Before I met Ronie , I had no information about what kind of person I was and what being intersex meant. I now live openly as an intersex person.

Growing up, I had a passion for writing, but I couldn’t find anyone who encouraged me. Meeting Ronie was a life-changing experience since they are the one who started encouraged me to put my thoughts and feelings and emotions in writing. I started to write about my life and through Facebook I decided to come out about my reality of being born intersex. I was writing my live experience as a way of taking back my power and overcoming feelings of feeling shameful which I had grown up being made to believe. I also write to educate and inform to dispel misconceptions and the misunderstanding of how many people from my country and around the world view intersex bodies. Through my art I am able to advocate and to raise awareness on intersex issues.

Even though I have managed to come out and speak openly about my reality, I still face many challenges which I have to deal with every day especially being intersex is still being very much misunderstood since intersex people have been invisible all along and they are only starting to come out and speaking openly about being intersex now and it has made many people uncomfortable. All my national identity documents state that I am a girl but when one looks at me, I don’t look like a typical girl/female, neither do I look like a typical boy/male and this means that every time l make use of my ID, I get accused of stealing someone else’s ID document. For example, one day I went to the Econet shop , and they refused to assist me as they were accusing me of using an identity document that doesn’t belong to me. I ended up did not getting the services and that was a dehumanizing experience because the whole scenario drew the attention of the whole shop including some customers who were in the shop. I also have a challenge when I go out and find myself wanting to use public toilets. One day I got off the bus and went into the female toilet. The woman started screaming and saying that I wanted to rape her. I took out my ID and I was accused of not being the one on my ID, so I had to take off the top I was wearing in front of everyone to prove that I had breasts for them to believe that I had the right to use the public bathrooms. If I had not done so, they could have called the police for me. This experience left me shattered and it still haunts me today such that I now cannot go out and use public bathrooms.

Coming out was a process which brought some healing, and it also helped me with self-acceptance. Not only did it do that, but it is also part of my activism work since my coming out, I have had many intersex people message me on social media to share with me their stories and the challenges they are facing. I am able to offer advice and support but sometimes I get some people who come into my inbox to ask me dumb questions such as can you have sex and impregnate yourself?, did you grow a penis when you grew up and it made you look like a boy? or which organ do you have sex with?All this is just proof of how much ignorance is within our society especially when it comes to issues of intersex people. Being born intersex, it does not mean that a person is born with full-grown and functioning organs. Most people do not understand that being intersex exists in many different ways, and that there are more than 46 variations.

l got an MRI and l learned that l have male and female sex characteristics.
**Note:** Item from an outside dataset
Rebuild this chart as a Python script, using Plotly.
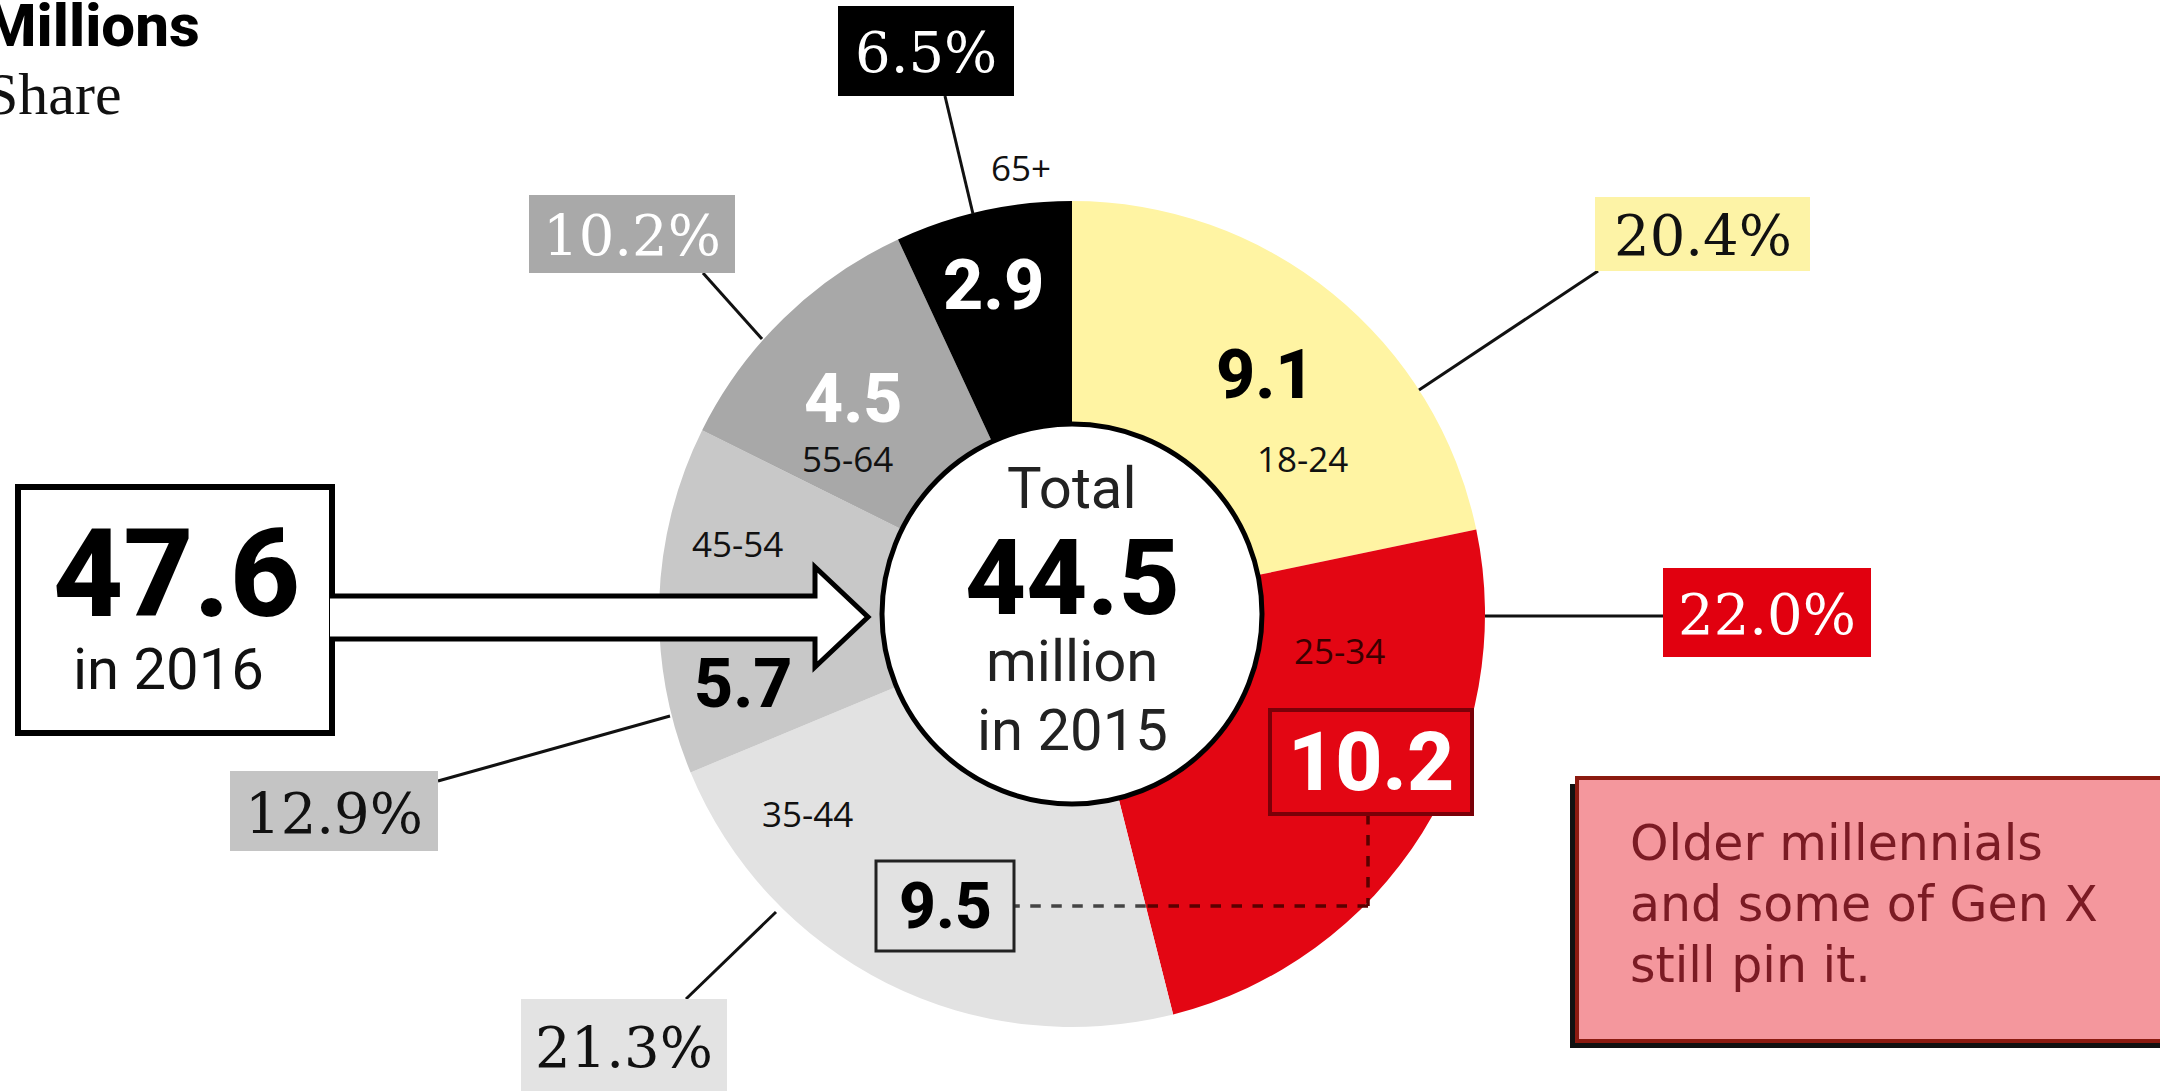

I’m now at a point where l have an idea about which reproductive organs l have and how they probably function. The unfortunate reality though is that, being an intersex person, finding medical assistance is still hard in Zimbabwe.

At this point, my wish is for acceptance not only for myself but for everyone who finds themselves in a similar situation. All l can do is keep trying to inform all of those who are willing to listen. Hopefully this can help others feel less lonely than l did.